Wisconsin … argues that the law serves a compelling state interest in "ensuring unemployment coverage for its citizens." Yet the State fails to explain how the theological lines drawn by §108.02(15)(h)(2) are narrowly tailored to advance that asserted interest, particularly as applied to petitioners. Indeed, petitioners operate their own unemployment compensation system for employees, which provides benefits largely "'equivalent'" to the state system. Furthermore, Wisconsin does not suggest that organizations like Catholic Charities, which decline to proselytize and choose to serve all-comers, are more likely to leave their employees without unemployment benefits. Nor could it: The record is devoid of such evidence.

The distinctions drawn by Wisconsin's regime, moreover, are vastly underinclusive when it comes to ensuring unemployment coverage for its citizens. Wisconsin exempts over 40 forms of "employment" from its unemployment compensation program. Notably, those exemptions cover religious entities that provide charitable services in a similar manner to petitioners (that is, without proselytizing or denominational differentiation), but are exempt because the work is done directly by the church itself or its ministers, rather than by a separate nonprofit organization controlled by the church. That underinclusiveness leaves "'appreciable damage to [the State's] supposedly vital interest unprohibited'" and therefore belies the State's claim of narrow tailoring.

Second, the State argues that the Wisconsin Supreme Court's interpretation of §108.02(15)(h)(2) is "narrowly tailored to avoid entangling the state with employment decisions touching on religious faith and doctrine." When an organization's employees "express an[d] inculcate religious doctrine through worship, proselytization, and religious education," the State explains, "misconduct disputes could often force the state to decide whether employees complied with religious doctrine."

Yet the State again fails to demonstrate that §108.02(15)(h)(2) is "closely fitted to further" that anti-entanglement interest. To the extent the State seeks to avoid opining on employee compliance with religious teachings, it does not explain why it declined to craft an exemption limited to employees who are in fact tasked with inculcating religious doctrine. Instead, the exemption here functions at an organizational level, covering both the janitor and the priest in equal measure.

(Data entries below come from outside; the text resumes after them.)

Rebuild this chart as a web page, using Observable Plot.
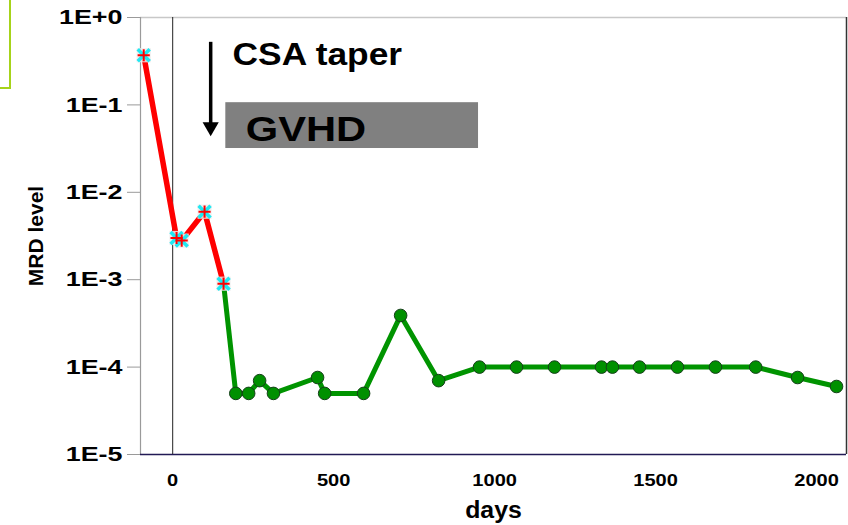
<!DOCTYPE html>
<html><head><meta charset="utf-8">
<script src="https://cdn.jsdelivr.net/npm/d3@7"></script>
<script src="https://cdn.jsdelivr.net/npm/@observablehq/plot@0.6"></script>
<style>
body{margin:0;background:#fff;}
#wrap{position:relative;width:848px;height:525px;overflow:hidden;}
#corner{position:absolute;left:0;top:0;width:9px;height:87px;border-right:2px solid #a6d31a;border-bottom:2px solid #a6d31a;}
#wrap svg{position:absolute;left:0;top:0;}
</style></head><body>
<div id="wrap"><div id="corner"></div></div>
<script>
// Data
const redDays = [-90, 12, 28, 99, 158];
const redMRD  = [0.37, 0.003, 0.0028, 0.006, 0.0009];
const greenDays = [158, 196, 236, 270, 313, 450, 472, 593, 708, 826, 953, 1068, 1186, 1332, 1366, 1450, 1568, 1686, 1811, 1941, 2062];
const greenMRD  = [0.0009, 5e-5, 5e-5, 7e-5, 5e-5, 7.6e-5, 5e-5, 5e-5, 3.9e-4, 7e-5, 1e-4, 1e-4, 1e-4, 1e-4, 1e-4, 1e-4, 1e-4, 1e-4, 1e-4, 7.6e-5, 6e-5];
const yTicks = [1, 1e-1, 1e-2, 1e-3, 1e-4, 1e-5];
const yTickLabels = ["1E+0", "1E-1", "1E-2", "1E-3", "1E-4", "1E-5"];
const xTicks = [0, 500, 1000, 1500, 2000];
const xDomain = [-100, 2093];
const yDomain = [1e-5, 1];
// Annotations (data units)
const arrowDay = 118, arrowTop = 0.52, arrowTip = 0.056;
const gvhdStart = 165, gvhdEnd = 950, gvhdTop = 0.106, gvhdBottom = 0.0317;
const noteText = ["CSA taper", "GVHD"];
const noteDay = [186, 227];
const noteMRD = [0.375, 0.052];

const red = redDays.map((d, i) => ({day: d, mrd: redMRD[i]}));
const green = greenDays.map((d, i) => ({day: d, mrd: greenMRD[i]}));
const greenDots = green.slice(1);
const fmtY = d => yTickLabels[yTicks.findIndex(t => Math.abs(Math.log10(t) - Math.log10(d)) < 1e-6)];

const chart = Plot.plot({
  width: 848, height: 525,
  marginLeft: 140, marginRight: 2, marginTop: 17, marginBottom: 71,
  style: {fontFamily: "'Liberation Sans', Arial, sans-serif", background: "transparent", color: "black"},
  x: {domain: xDomain},
  y: {type: "log", domain: yDomain},
  marks: [
    Plot.axisX({ticks: xTicks, tickSize: 0, tickPadding: 19, fontSize: 17, fontWeight: "bold", label: null, tickFormat: d => String(d)}),
    Plot.axisY({ticks: yTicks, tickSize: 13, tickPadding: 5, stroke: "#9a9a9a", fontSize: 21, fontWeight: "bold", label: null, tickFormat: fmtY}),
    Plot.ruleY([yDomain[1]], {stroke: "#c8c8c8", strokeWidth: 1.5}),
    Plot.ruleX([xDomain[0]], {stroke: "#9a9a9a", strokeWidth: 1.2}),
    Plot.ruleX([xDomain[1]], {stroke: "#333", strokeWidth: 1.5}),
    Plot.ruleY([yDomain[0]], {stroke: "#221a55", strokeWidth: 1.5}),
    Plot.ruleX([0], {stroke: "#222", strokeWidth: 1}),
    Plot.rect([0], {x1: gvhdStart, x2: gvhdEnd, y1: gvhdTop, y2: gvhdBottom, fill: "#808080"}),
    Plot.ruleX([arrowDay], {y1: arrowTop, y2: arrowTip, stroke: "black", strokeWidth: 3.5}),
    Plot.dot([0], {x: arrowDay, y: arrowTip, symbol: "triangle", rotate: 180, r: 6, fill: "black"}),
    Plot.text(noteText, {x: (d, i) => noteDay[i], y: (d, i) => noteMRD[i], text: d => d, textAnchor: "start", fontSize: (d, i) => i === 0 ? 31 : 35, fontWeight: "bold", fill: "black"}),
    Plot.line(green, {x: "day", y: "mrd", stroke: "#009400", strokeWidth: 5}),
    Plot.dot(greenDots, {x: "day", y: "mrd", r: 6.3, fill: "#009000", stroke: "#16401a", strokeWidth: 1}),
    Plot.line(red, {x: "day", y: "mrd", stroke: "#ff0000", strokeWidth: 5.5}),
    Plot.dot(red, {x: "day", y: "mrd", symbol: "square", r: 8, fill: "#ececec", fillOpacity: 0.85}),
    Plot.dot(red, {x: "day", y: "mrd", symbol: "times", r: 5.5, stroke: "#20e8f2", strokeWidth: 3.5}),
    Plot.dot(red, {x: "day", y: "mrd", symbol: "plus", r: 4, stroke: "#ff0000", strokeWidth: 2}),
    Plot.text(["MRD level"], {frameAnchor: "left", dx: -104, rotate: -90, textAnchor: "middle", lineAnchor: "middle", fontSize: 21, fontWeight: "bold", fill: "black"}),
    Plot.text(["days"], {frameAnchor: "bottom", dy: 56, textAnchor: "middle", lineAnchor: "middle", fontSize: 23, fontWeight: "bold", fill: "black"})
  ]
});
document.getElementById("wrap").appendChild(chart);

function stretch(nodes, f) {
  nodes.each(function() {
    const w = this.getComputedTextLength();
    this.setAttribute("textLength", w * f);
    this.setAttribute("lengthAdjust", "spacingAndGlyphs");
  });
}
const s = d3.select(chart);
stretch(s.selectAll('g[aria-label="y-axis tick label"] text'), 1.28);
stretch(s.selectAll('g[aria-label="x-axis tick label"] text'), 1.18);
stretch(s.selectAll('text').filter(function() { return this.textContent === "CSA taper"; }), 1.14);
stretch(s.selectAll('text').filter(function() { return this.textContent === "GVHD"; }), 1.19);
stretch(s.selectAll('text').filter(function() { return this.textContent === "days"; }), 1.08);
</script>
</body></html>
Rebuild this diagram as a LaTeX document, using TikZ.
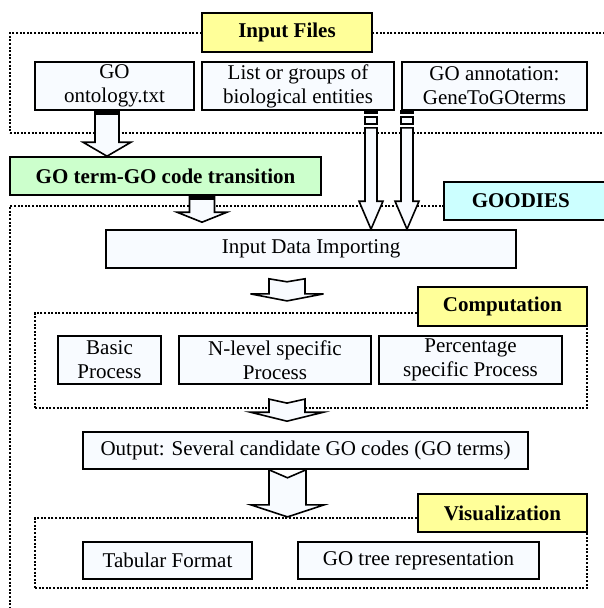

That overinclusiveness pervades Wisconsin's exemption regime more broadly, too. Recall that Wisconsin exempts from its unemployment compensation system all "church[es] or convention[s] or association[s] of churches" without differentiating between employees actually involved in religious works, for whom the anti-entanglement concern is relevant, and other staff. The State itself concedes, as it must, that this regime contains "an element of over-inclusivity." At bottom, then, the poor fit between the State's asserted anti-entanglement concern and the line it has drawn among religious organizations cannot be described as narrow tailoring….

Justice Thomas wrote a concurrence that focused on a different feature of the Wisconsin Supreme Court's decision.

Justice Jackson wrote a concurrence that focused on the Federal Unemployment Tax Act, which authorizes the Wisconsin law involved in this case; she reasoned that FUTA's religious organization exemption is constitutional, and that the problem wasn't with the text of the exemption but with the Wisconsin Supreme Court's interpretation of the exemption. As I read her analysis, FUTA and statutes based on it should be read to provide only a narrow exemption for "church-run nonprofits that have service to the church itself as their main objective" (such as organizations that train clergy or members of a religious order) and not to cover "general charitable organizations affiliated with a church," such as "[a] church-related 'orphanage' or 'home for the aged'":

Congress sought to extend to most nonprofit workers the stability that unemployment insurance offers, while exempting a narrow category of church-affiliated entities most likely to cause significant entanglement problems for the unemployment system—precisely because their work involves preparing individuals for religious life.

Eric Rassbach argued on behalf of Catholic Charities Bureau.